==== Source data ====

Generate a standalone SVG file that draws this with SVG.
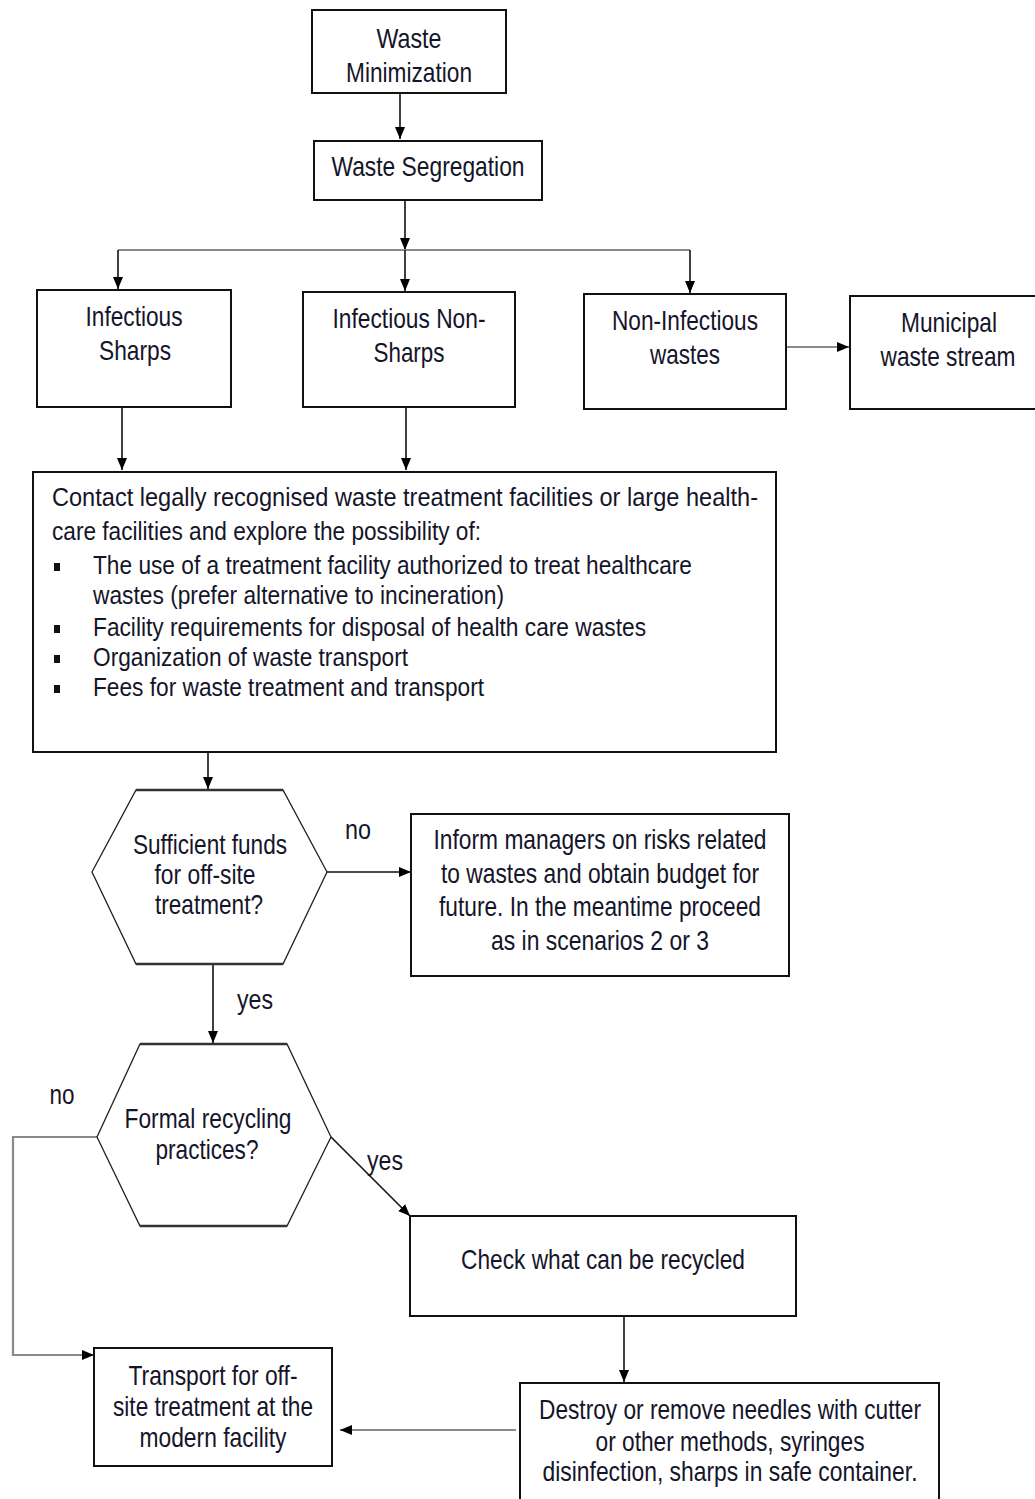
<svg xmlns="http://www.w3.org/2000/svg" width="1035" height="1499" viewBox="0 0 1035 1499">
  <style>
    .box { fill: #ffffff; stroke: #111111; stroke-width: 2; }
    .hex { fill: #ffffff; stroke: #222222; stroke-width: 1.3; }
    .hexcap { fill: none; stroke: #333333; stroke-width: 2.5; }
    .t { font-family: "Liberation Sans", Arial, sans-serif; font-size: 28px; fill: #15152a; text-anchor: middle; }
    .l { text-anchor: start; font-size: 25.5px; }
    .ln { fill: none; stroke: #111111; stroke-width: 1.6; }
    .gy { fill: none; stroke: #8a8a8a; stroke-width: 2.2; }
  </style>
  <defs>
    <marker id="ah" markerUnits="userSpaceOnUse" markerWidth="12" markerHeight="12" refX="12" refY="5" orient="auto">
      <path d="M0,0 L12,5 L0,10 z" fill="#000000"/>
    </marker>
  </defs>

  <rect width="1035" height="1499" fill="#ffffff"/>

  <!-- connectors -->
  <g id="connectors">
    <path class="ln" d="M400,93 V139" marker-end="url(#ah)"/>
    <path class="ln" d="M405,200 V250" marker-end="url(#ah)"/>
    <path class="gy" d="M118,250 H690"/>
    <path class="ln" d="M118,250 V289" marker-end="url(#ah)"/>
    <path class="ln" d="M405,250 V291" marker-end="url(#ah)"/>
    <path class="ln" d="M690,250 V293" marker-end="url(#ah)"/>
    <path class="gy" d="M786,347 H849" marker-end="url(#ah)"/>
    <path class="ln" d="M122,407 V470" marker-end="url(#ah)"/>
    <path class="ln" d="M406,407 V470" marker-end="url(#ah)"/>
    <path class="ln" d="M208,752 V789" marker-end="url(#ah)"/>
    <path class="ln" d="M327,872 H411" marker-end="url(#ah)"/>
    <path class="ln" d="M213,964 V1043" marker-end="url(#ah)"/>
    <path class="ln" d="M331,1137 L410,1216" marker-end="url(#ah)"/>
    <path class="gy" d="M97,1137 H13 V1355 H94" marker-end="url(#ah)"/>
    <path class="ln" d="M624,1316 V1382" marker-end="url(#ah)"/>
    <path class="gy" d="M516,1430 H340" marker-end="url(#ah)"/>
    <text class="t" x="358" y="839" textLength="26" lengthAdjust="spacingAndGlyphs">no</text>
    <text class="t" x="255" y="1009" textLength="36" lengthAdjust="spacingAndGlyphs">yes</text>
    <text class="t" x="62" y="1104" textLength="25" lengthAdjust="spacingAndGlyphs">no</text>
    <text class="t" x="385" y="1170" textLength="36" lengthAdjust="spacingAndGlyphs">yes</text>
  </g>

  <g id="waste-minimization">
    <rect class="box" x="312" y="10" width="194" height="83"/>
    <text class="t" x="409" y="48" textLength="65" lengthAdjust="spacingAndGlyphs">Waste</text>
    <text class="t" x="409" y="82" textLength="126" lengthAdjust="spacingAndGlyphs">Minimization</text>
  </g>

  <g id="waste-segregation">
    <rect class="box" x="314" y="141" width="228" height="59"/>
    <text class="t" x="428" y="176" textLength="193" lengthAdjust="spacingAndGlyphs">Waste Segregation</text>
  </g>

  <g id="infectious-sharps">
    <rect class="box" x="37" y="290" width="194" height="117"/>
    <text class="t" x="134" y="326" textLength="97" lengthAdjust="spacingAndGlyphs">Infectious</text>
    <text class="t" x="135" y="360" textLength="72" lengthAdjust="spacingAndGlyphs">Sharps</text>
  </g>

  <g id="infectious-non-sharps">
    <rect class="box" x="303" y="292" width="212" height="115"/>
    <text class="t" x="409" y="328" textLength="153" lengthAdjust="spacingAndGlyphs">Infectious Non-</text>
    <text class="t" x="409" y="362" textLength="71" lengthAdjust="spacingAndGlyphs">Sharps</text>
  </g>

  <g id="non-infectious">
    <rect class="box" x="584" y="294" width="202" height="115"/>
    <text class="t" x="685" y="330" textLength="146" lengthAdjust="spacingAndGlyphs">Non-Infectious</text>
    <text class="t" x="685" y="364" textLength="70" lengthAdjust="spacingAndGlyphs">wastes</text>
  </g>

  <g id="municipal">
    <rect class="box" x="850" y="296" width="190" height="113"/>
    <text class="t" x="949" y="332" textLength="96" lengthAdjust="spacingAndGlyphs">Municipal</text>
    <text class="t" x="948" y="366" textLength="135" lengthAdjust="spacingAndGlyphs">waste stream</text>
  </g>

  <g id="contact-facilities">
    <rect class="box" x="33" y="472" width="743" height="280"/>
    <text class="t l" x="52" y="506" textLength="706" lengthAdjust="spacingAndGlyphs">Contact legally recognised waste treatment facilities or large health-</text>
    <text class="t l" x="52" y="540" textLength="429" lengthAdjust="spacingAndGlyphs">care facilities and explore the possibility of:</text>
    <rect x="54" y="563" width="6" height="8" fill="#111111"/>
    <text class="t l" x="93" y="574" textLength="599" lengthAdjust="spacingAndGlyphs">The use of a treatment facility authorized to treat healthcare</text>
    <text class="t l" x="93" y="604" textLength="411" lengthAdjust="spacingAndGlyphs">wastes (prefer alternative to incineration)</text>
    <rect x="54" y="625" width="6" height="8" fill="#111111"/>
    <text class="t l" x="93" y="636" textLength="553" lengthAdjust="spacingAndGlyphs">Facility requirements for disposal of health care wastes</text>
    <rect x="54" y="655" width="6" height="8" fill="#111111"/>
    <text class="t l" x="93" y="666" textLength="315" lengthAdjust="spacingAndGlyphs">Organization of waste transport</text>
    <rect x="54" y="685" width="6" height="8" fill="#111111"/>
    <text class="t l" x="93" y="696" textLength="391" lengthAdjust="spacingAndGlyphs">Fees for waste treatment and transport</text>
  </g>

  <g id="funds-decision">
    <polygon class="hex" points="136,790 283,790 327,872 283,964 136,964 92,872"/>
    <path class="hexcap" d="M136,790 H283 M136,964 H283"/>
    <text class="t" x="210" y="854" textLength="154" lengthAdjust="spacingAndGlyphs">Sufficient funds</text>
    <text class="t" x="205" y="884" textLength="101" lengthAdjust="spacingAndGlyphs">for off-site</text>
    <text class="t" x="209" y="914" textLength="108" lengthAdjust="spacingAndGlyphs">treatment?</text>
  </g>

  <g id="inform-managers">
    <rect class="box" x="411" y="814" width="378" height="162"/>
    <text class="t" x="600" y="849" textLength="333" lengthAdjust="spacingAndGlyphs">Inform managers on risks related</text>
    <text class="t" x="600" y="883" textLength="318" lengthAdjust="spacingAndGlyphs">to wastes and obtain budget for</text>
    <text class="t" x="600" y="916" textLength="322" lengthAdjust="spacingAndGlyphs">future. In the meantime proceed</text>
    <text class="t" x="600" y="950" textLength="218" lengthAdjust="spacingAndGlyphs">as in scenarios 2 or 3</text>
  </g>

  <g id="recycling-decision">
    <polygon class="hex" points="140,1044 287,1044 331,1137 287,1226 140,1226 97,1137"/>
    <path class="hexcap" d="M140,1044 H287 M140,1226 H287"/>
    <text class="t" x="208" y="1128" textLength="167" lengthAdjust="spacingAndGlyphs">Formal recycling</text>
    <text class="t" x="207" y="1159" textLength="103" lengthAdjust="spacingAndGlyphs">practices?</text>
  </g>

  <g id="check-recycled">
    <rect class="box" x="410" y="1216" width="386" height="100"/>
    <text class="t" x="603" y="1269" textLength="284" lengthAdjust="spacingAndGlyphs">Check what can be recycled</text>
  </g>

  <g id="destroy-needles">
    <rect class="box" x="520" y="1383" width="419" height="125"/>
    <text class="t" x="730" y="1419" textLength="382" lengthAdjust="spacingAndGlyphs">Destroy or remove needles with cutter</text>
    <text class="t" x="730" y="1451" textLength="269" lengthAdjust="spacingAndGlyphs">or other methods, syringes</text>
    <text class="t" x="730" y="1481" textLength="375" lengthAdjust="spacingAndGlyphs">disinfection, sharps in safe container.</text>
  </g>

  <g id="transport-offsite">
    <rect class="box" x="94" y="1348" width="238" height="118"/>
    <text class="t" x="213" y="1385" textLength="169" lengthAdjust="spacingAndGlyphs">Transport for off-</text>
    <text class="t" x="213" y="1416" textLength="200" lengthAdjust="spacingAndGlyphs">site treatment at the</text>
    <text class="t" x="213" y="1447" textLength="147" lengthAdjust="spacingAndGlyphs">modern facility</text>
  </g>
</svg>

====

» Short problem
Select from the material above each line in which the string "with" appears, and list those lines.

» Solution for this problem
Generate a standalone SVG file that draws this with SVG.
    <text class="t" x="730" y="1419" textLength="382" lengthAdjust="spacingAndGlyphs">Destroy or remove needles with cutter</text>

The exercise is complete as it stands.